As we reimagine and further define digital equity, there's an increasing need for professional learning opportunities. We'll facilitate a dialogue about the multiple dimensions of digital equity with the goal of determining actionable steps for K-12 campuses. (Monday, June 25, 10:00–11:00 am
Mask Off: Unmasking the Coaching Cycle to Effectively Transform Schools and Students with Christian Padgett & Chanel Johnson (Tuesday, June 26, 1:15–3:15 pm- Poster)
Digital Equity Mini Playground- (Wednesday, June 27th 8:00am - 10:00am)
Global Collaboration Playground (Wednesday June 27th 9:00am-10:00am)

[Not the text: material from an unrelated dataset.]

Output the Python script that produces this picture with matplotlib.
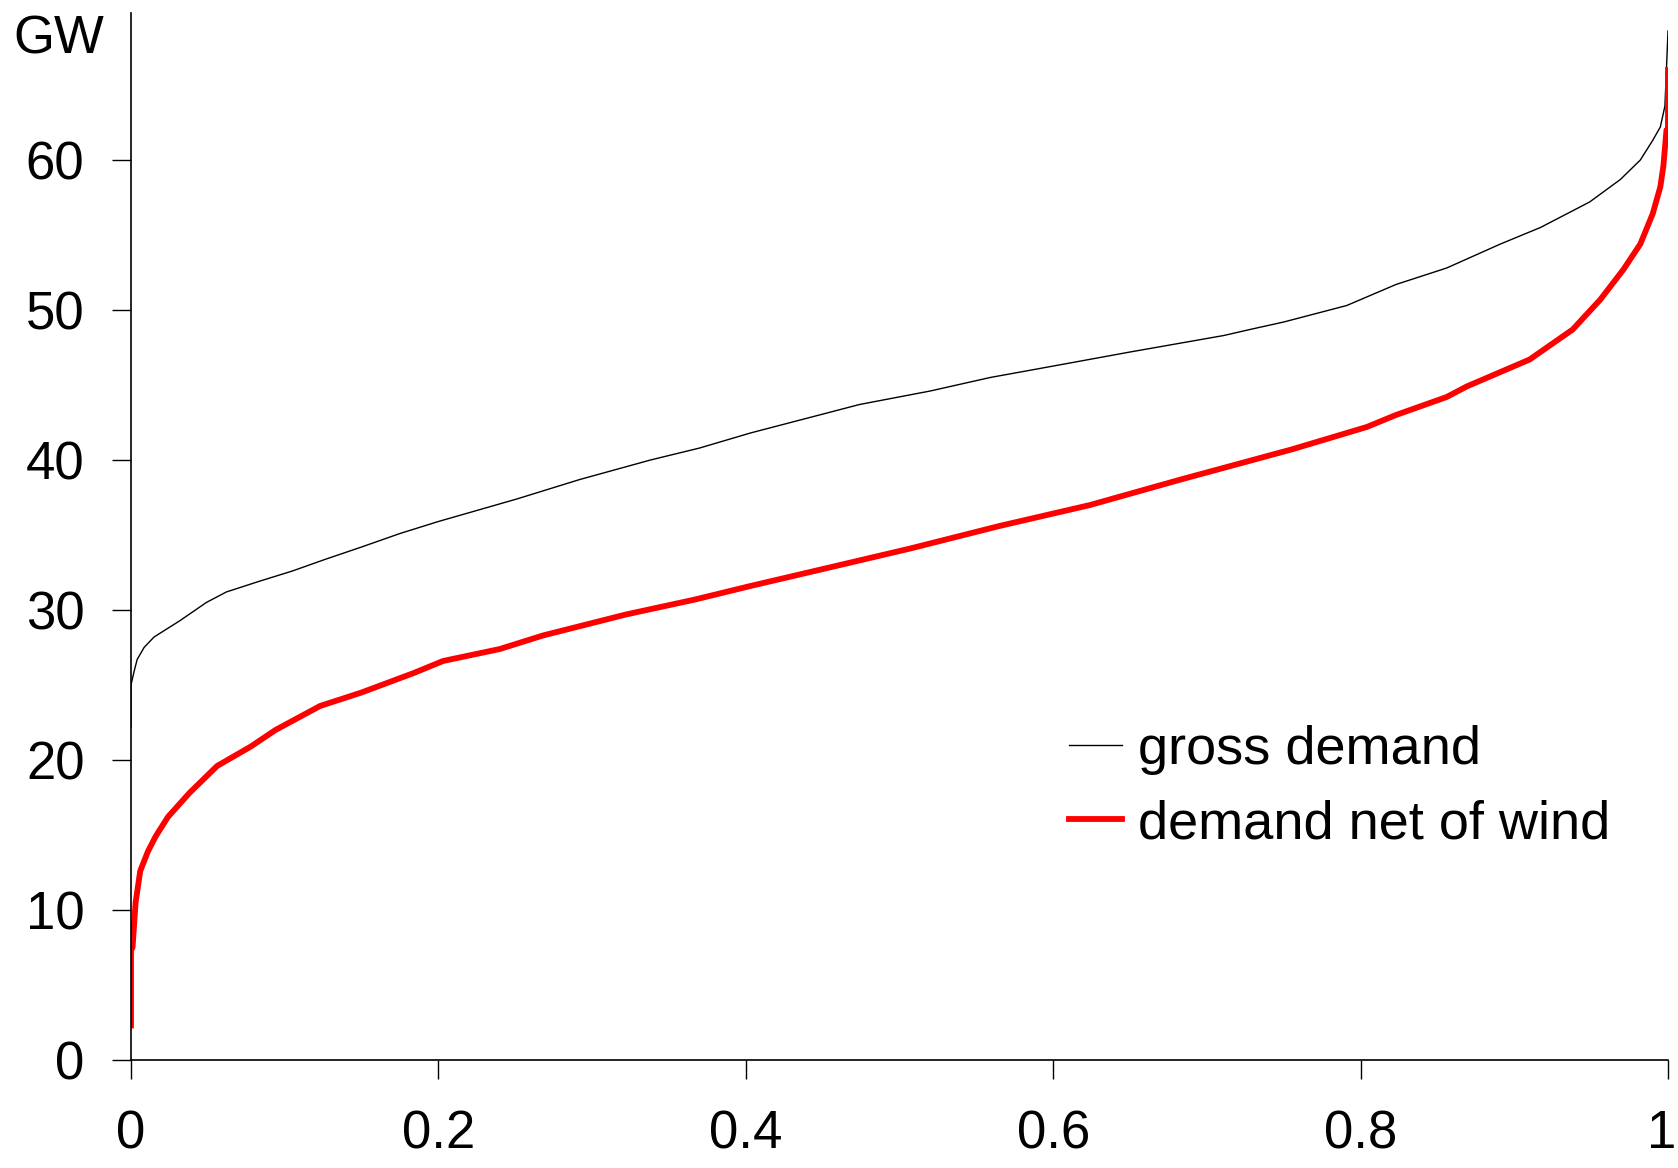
#!/usr/bin/env python3
"""
Load duration curves: gross demand vs demand net of wind
"""

import matplotlib
matplotlib.use("Agg")
import matplotlib.pyplot as plt
import matplotlib.transforms as mtransforms

# share of hours (sorted) and GW
gross_x = [0.0, 0.0, 0.002, 0.004, 0.0085, 0.015, 0.032, 0.049, 0.062, 0.083,
           0.105, 0.127, 0.150, 0.175, 0.200, 0.251, 0.292, 0.338, 0.370,
           0.403, 0.474, 0.520, 0.559, 0.602, 0.650, 0.711, 0.728, 0.750,
           0.791, 0.823, 0.856, 0.891, 0.917, 0.949, 0.969, 0.982, 0.990,
           0.995, 0.998, 1.0]
gross_gw = [22.2, 25.0, 25.9, 26.7, 27.5, 28.2, 29.3, 30.5, 31.2, 31.9,
            32.6, 33.4, 34.2, 35.1, 35.9, 37.4, 38.7, 40.0, 40.8,
            41.8, 43.7, 44.6, 45.5, 46.3, 47.2, 48.3, 48.7, 49.2,
            50.3, 51.7, 52.8, 54.4, 55.5, 57.2, 58.7, 60.0, 61.3,
            62.2, 63.6, 68.6]

net_x = [0.0, 0.0, 0.001, 0.003, 0.006, 0.011, 0.016, 0.024, 0.038, 0.056,
         0.078, 0.094, 0.123, 0.150, 0.184, 0.203, 0.240, 0.268, 0.322,
         0.367, 0.403, 0.453, 0.507, 0.565, 0.624, 0.683, 0.755, 0.804,
         0.823, 0.856, 0.869, 0.910, 0.938, 0.956, 0.971, 0.982, 0.990,
         0.995, 0.997, 0.999, 1.0, 1.0]
net_gw = [2.3, 7.3, 7.5, 10.5, 12.6, 13.9, 14.9, 16.2, 17.8, 19.6,
          20.9, 22.0, 23.6, 24.5, 25.8, 26.6, 27.4, 28.3, 29.7,
          30.7, 31.6, 32.8, 34.1, 35.6, 37.0, 38.7, 40.7, 42.2,
          43.0, 44.2, 44.9, 46.7, 48.7, 50.7, 52.7, 54.4, 56.4,
          58.2, 59.6, 62.0, 62.0, 66.0]

x_ticks = [0, 0.2, 0.4, 0.6, 0.8, 1]
x_labels = ["0", "0.2", "0.4", "0.6", "0.8", "1"]
y_ticks = [0, 10, 20, 30, 40, 50, 60]

plt.rcParams['font.family'] = ['Liberation Sans', 'DejaVu Sans']

fig = plt.figure(figsize=(16.78, 11.68), dpi=100)
ax = fig.add_axes([131 / 1678, 108 / 1168, 1537 / 1678, 1047 / 1168])

ax.plot(gross_x, gross_gw, color='black', lw=1.0, label='gross demand')
ax.plot(net_x, net_gw, color='#ff0000', lw=4.2, label='demand net of wind')

ax.set_xlim(0, 1)
ax.set_ylim(0, 69.8)
ax.set_xticks(x_ticks)
ax.set_xticklabels(x_labels)
ax.set_yticks(y_ticks)

for side in ['top', 'right']:
    ax.spines[side].set_visible(False)
for side in ['left', 'bottom']:
    ax.spines[side].set_linewidth(1.2)
ax.tick_params(axis='both', direction='out', length=13.5, width=1.0,
               labelsize=38)
ax.tick_params(axis='x', pad=22)
ax.tick_params(axis='y', pad=20)

# the last x label sits right at the figure edge, nudge it in a bit
last = ax.get_xticklabels()[-1]
last.set_transform(last.get_transform() +
                   mtransforms.ScaledTranslation(-6 / 100, 0, fig.dpi_scale_trans))

fig.text(13 / 1678, (1168 - 53) / 1168, "GW", fontsize=38,
         ha='left', va='baseline')

ax.legend(loc='center left', bbox_to_anchor=(1069 / 1678, (1168 - 787) / 1168),
          bbox_transform=fig.transFigure, frameon=False, fontsize=39,
          borderpad=0, borderaxespad=0, handlelength=0.98,
          handletextpad=0.3, labelspacing=0.46)

fig.savefig('out.png', dpi=100)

also follow Follow #PresentersOfISTE to access resources of your favorite presenters, and learn about what they have to share.
DO: Contact people you want to meet up with prior to ISTE.
I cannot stress enough the importance of having conversations at ISTE—when it comes to talking to people and making connections, you never know where something will lead professionally. But here’s a tip—research and connect with presenters and companies you know will be exhibiting ahead of time, and schedule time to talk about your classroom needs.
When it comes to talking to people and making connections, you never know where something will lead professionally.
DO: Find your tribe.
Connect to a ISTE PLN online community and engage in discussions, with like-minded individuals that share your same passions. The community can connect you with others, so swap information right away by sending an immediate tweet or quick email to let others know you want to stay in touch.
If you want to learn...
DO: Explore an innovative session model.
It’s not just about panels. Poster sessions, Playgrounds, and ISTE Blogger Cafe are informal, yet powerful. They consist of small group presentations where you can interact on a more personal level with presenters, explore the flexible learning spaces, and ask more questions, which can spark more conversations.
For more formal learning opportunities, check out Ignite Sessions,Snapshots, ISTE Student Hackathon – new this year – where students work in teams to create solutions to real-life problems. The beauty of these learning spaces is you can always use the rule of two feet, and navigate your way to a different session once you gain the information that you need—without feeling guilty.
DON’T: Wait until you get home to start reflecting.
Use your downtime to reflect on your experience as it’s happening, so you don't forget any of the important details. Take pictures of things you want to remember, and create video blogs, and use note-taking apps like Evernote to organize your information.
If you want to share...
DON’T: Be afraid to go live.
A great way to savor your experience is through video streaming. There are so many live streaming apps and ways to share your experiences. You can stream live video using Google Hangout,Facebook Live, Snapchat, or the Twitter livestream app Periscope.
When it comes to sharing, you prefer to share your time over sharing online. If you’re looking to get even more invested in ISTE, sign-up to volunteer. Edtech companies also look to recruit presenters and volunteers for their booths. Just reach out to them prior to the conference, sharing your availability; it’s a great way to meet new people, and you might get a few goodies.
And last, but not least...
DO: Work hard—then play hard (and take advantage of the free stuff!).
Bring a small carry-on bag, or leave room in your suitcase for all your goodies, and here are two pro tips:
The exhibitors don’t want to take anything home, so revisit your favorite booth on the last day and ask for the leftover giveaways.
Print labels, or business cards to easily share your contact information for special prize drawings and scavenger hunts.
And lastly, take some time out to enjoy the local sites in Chicago. Consider arriving a day early, or staying a couple of days after the conference. This can also be a great way to unwind and reflect—or create a plan of action to implement the great ideas you acquired at ISTE 2018.